I agree. We live in an age of too much information. While I appreciate the diligence of many on the forum in posting articles on strength and conditioning related subjects, I confess I don't pay much attention to most of them. I have trusted sources here at StrongFirst: the books and articles and seminars. My life is busy - doing things other than researching S&C - so I am very happy to take the word of people I trust.

-S-
 

watchnerd

Level 8 Valued Member
I think this stuff might really matter if you’re an endurance athlete or if your performance needs absolutely optimising (eg maximising strength gains for professional competition or maximising fat loss with muscle retention). I would suggest that if you are one of those people, you are probably not posting on this forum (no disrespect to the impressive feats some of us achieve btw).

Hey now....

Some of us like posting here!
 

North Coast Miller

Level 8 Valued Member
I think this stuff might really matter if you’re an endurance athlete or if your performance needs absolutely optimising (eg maximising strength gains for professional competition or maximising fat loss with muscle retention). I would suggest that if you are one of those people, you are probably not posting on this forum (no disrespect to the impressive feats some of us achieve btw).

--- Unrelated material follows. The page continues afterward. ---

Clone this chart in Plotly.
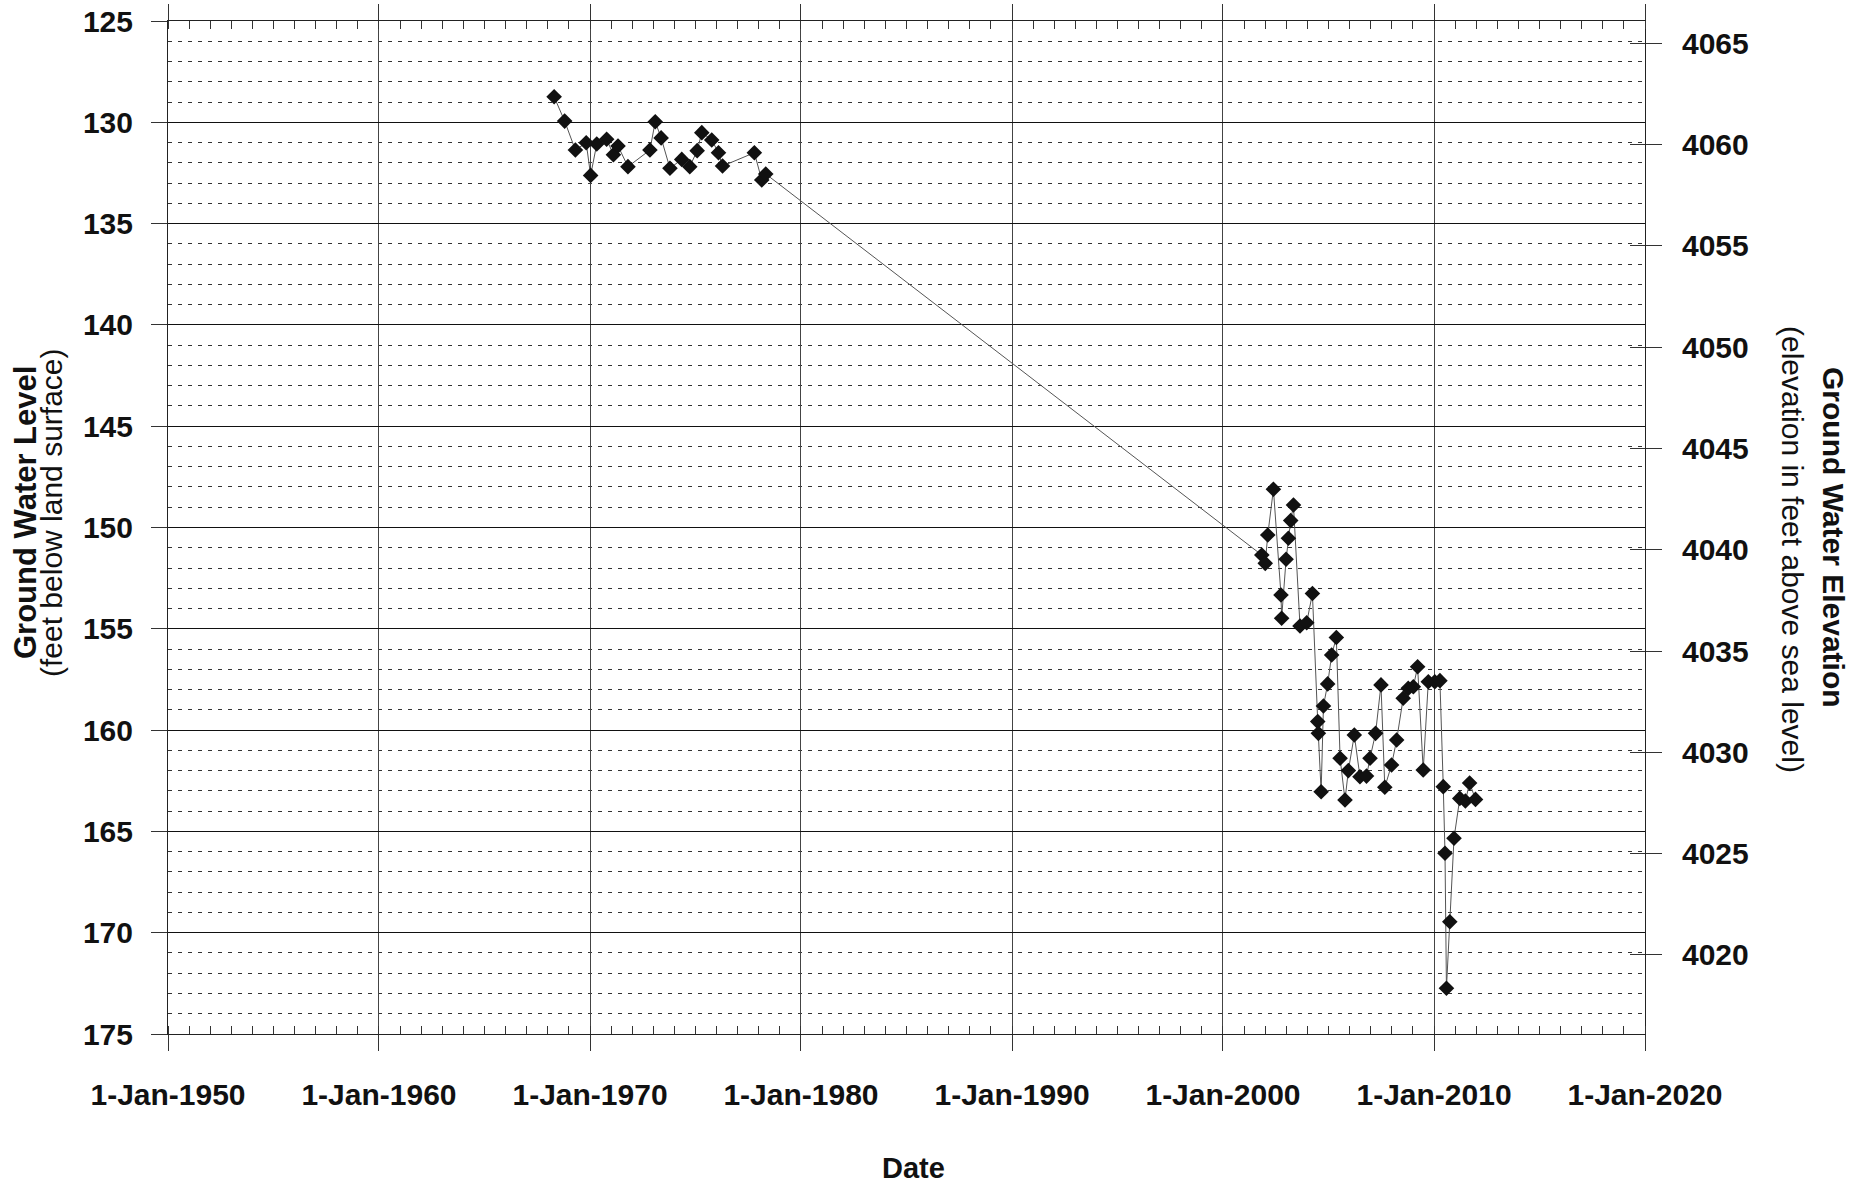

So it boils down to doing the form of cardio you enjoy most, is sustainable and is complementary to your other physical pursuits. This may take some trial and error so I would suggest:

1. Pick an approach for 6-12 weeks - either one method or a blended approach
2. Measure your performance in your primary activities
3. Measure some health variables: blood pressure, Bodyweight, hrv, rhr etc
4. Assess compliance
5. Monitor injuries

By the end of that you’ll know stuff that no study or opinion will make you un-know
This right here. On a personal level am a year into using only HIIT 2-3 times per week (aside from 6 weeks of jogging) for my cardio/aerobic health.

My blood pressure is down, resting HR is down, bf% is down, recovery seems to be quite robust, cortisol levels don't seem to be an issue, I spend 16-24 minutes total per week on aerobic fitness. Long term studies show both approaches improve a bunch of health markers, capillary and mitochondrial health and density.

Do what you like, just do it consistently.